Over that week, I cantered her just a little bit every time I rode her, and she got to the point that she can carry herself both directions on the correct lead, even if she is a little spastic.  Although she has gotten straighter at a walk and trot, her canter is still a little wonky on the long sides of the arena (i.e., crooked, weird bending outside or inside).  Counterclockwise, she really locks her jaw to the inside at the canter.

The day I left for spring break, I wasn't being clear enough with my cues, and she got crooked on on the corner before the long end and actually swapped her lead.  She then proceeded to crowhop down the entire long side of the arena.  However, after I growled at her and picked her up, she had a LOVELY forward, organized canter in both directions?!?!   Go figure.

I haven't had too much time to work with her this week, but I am starting dressage lessons with her this weekend.  Now that I am comfortable at the green broke walk, trot, canter, circle, pole level, I really want to work on softening her.  She is pretty stiff through the neck and jaw, and doesn't give to the bit at all.  I also want some refreshers on how to utilize my aids to achieve the correct bending and suppleness.

 Here is a picture of Scottie eating grass to insert because I don't have any new pictures to share for this blog and reading a lot of text sucks without pictures.

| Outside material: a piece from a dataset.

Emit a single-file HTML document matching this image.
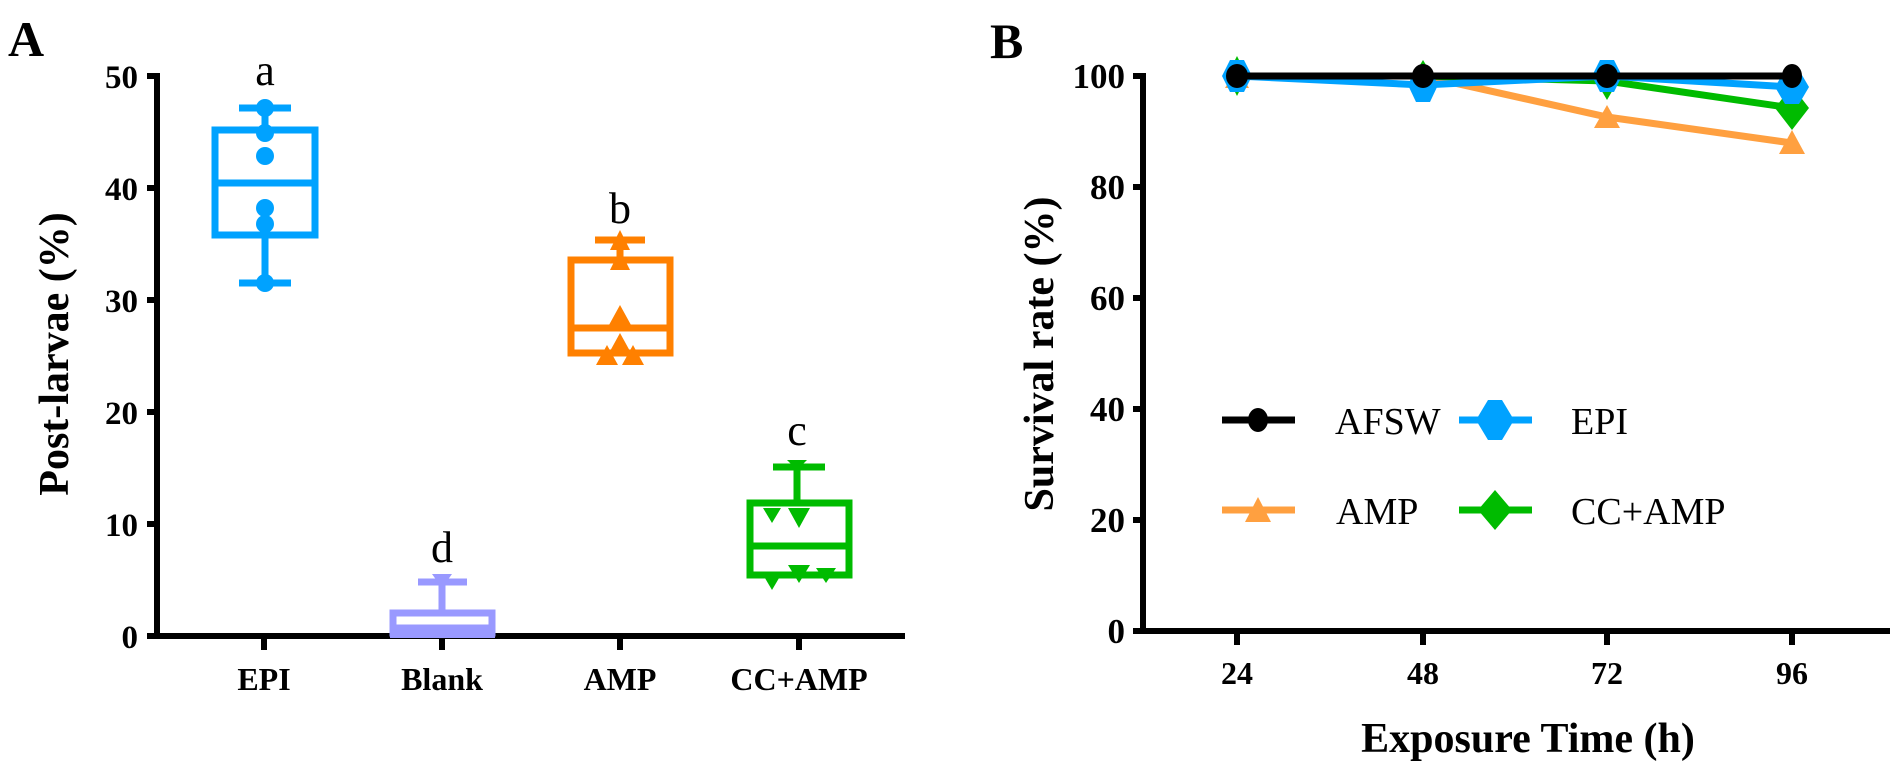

In general, I do NOT like dressage (prefer jumping!!!!), but I think that a solid foundation in dressage work is essential for any working horse, and since she is right off the track, I will have to be the one to work with her.  Previous horses that I have owned already came with some of the tools in their toolkit.  I am not planning on winning any dressage competitions, but having a soft, long/low, supple, and adjustable horse will make her more functional at any sport, and make her more marketable.  Plus its been a while since I've had a lesson, and my riding will benefit by working through these issues with her.  I really need to try and get some video this weekend.

In other news, mom got me 101 Jumping Exercises (lots of pole work/arena ideas), which I am excited to start incorporating into my rides.